Great to see OStatus gaining traction.

Is there space in the OStatus spec for an email-like username/service format? I'd like to be able to add someone on identi.ca by typing theirhandle@identi.ca, for example, rather than having to copy and paste a link to their atom feed. Or would that be too confusing? If so, is there a more user-friendly alternative?


This is an additional spec used by statusnet called webfinger. we're working with the OStatus folks and should have support soon.


I recently had this thought that even with a distributed system, probably some centralized monopoly would emerge - the search engine, like Google for the web. Following people works OK in a distributed way, but search and analytics would be a problem. Unless an efficient distributed search engine can be built, too.


written in Ruby to attract more developers than identi.ca that is written in PHP... really?


That line irked me too. I don't believe anyone would take offence about the underlying technology, if the product is of excellent quality. The OP might want to add some more explanation to that point, as it seems more like the usual php bashing than being based on substantial data to validate that point.


I took it to mean that there are some languages that certain developers won't touch, and php is one of those and ruby isn't. Can't we agree on that?


I wish there was a OStatus implementation to a Jaiku-like service (see for instance http://qaiku.com )

The threaded microblogging model supports far deeper interaction than the way Twitter works.



Has anyone managed to subscribe to an rstat.us feed from identi.ca?


If I could draw an analogy: Twitter is like AIM. Can we put together an open service, like XMPP, which interfaces to TWitter, but is distributed and free?


The question is how can you get UberMedia on board.


I'd suggest that all people who want to try out rstat.us post something with hash tag #hackernews, such that we can connect there.


Strange to see a reference to couchdb/couchbase so awkwardly shoehorned into the article.

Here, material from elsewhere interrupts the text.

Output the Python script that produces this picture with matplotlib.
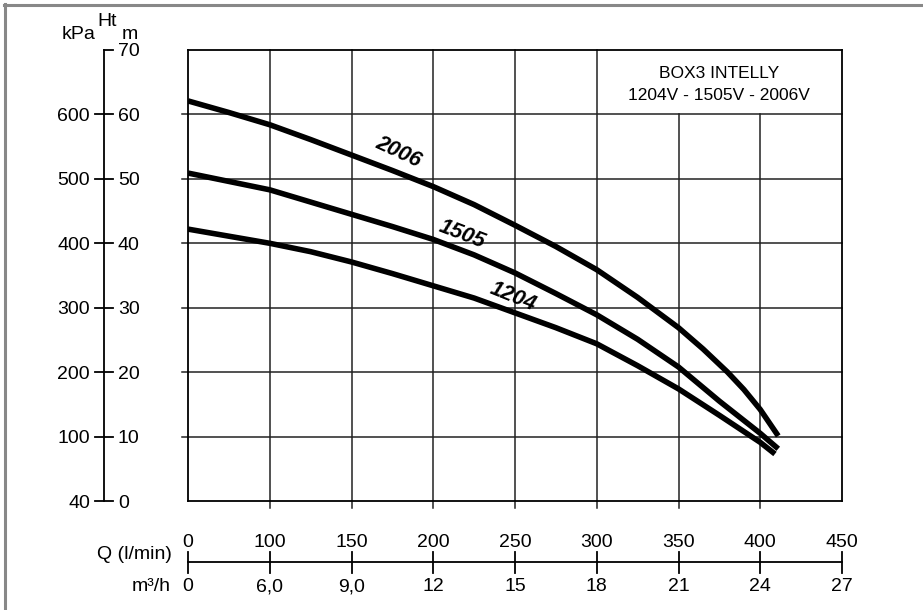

People are going to be a lot more hesistant about this after the Diaspora fiasco.


Of course, Klabnik was one of the main dudes who brought this to the community's attention. Not that this would be well known, exactly, but it was enough for this mention:

http://www.kalzumeus.com/2010/09/22/security-lessons-learned...


is it officially a fiasco?


I'd call it a -gate


The next Diaspora. Doomed to fail.


I LOVE the fact that you can 'login with twitter' to rstat :-)


Internal server error when trying to sign-up.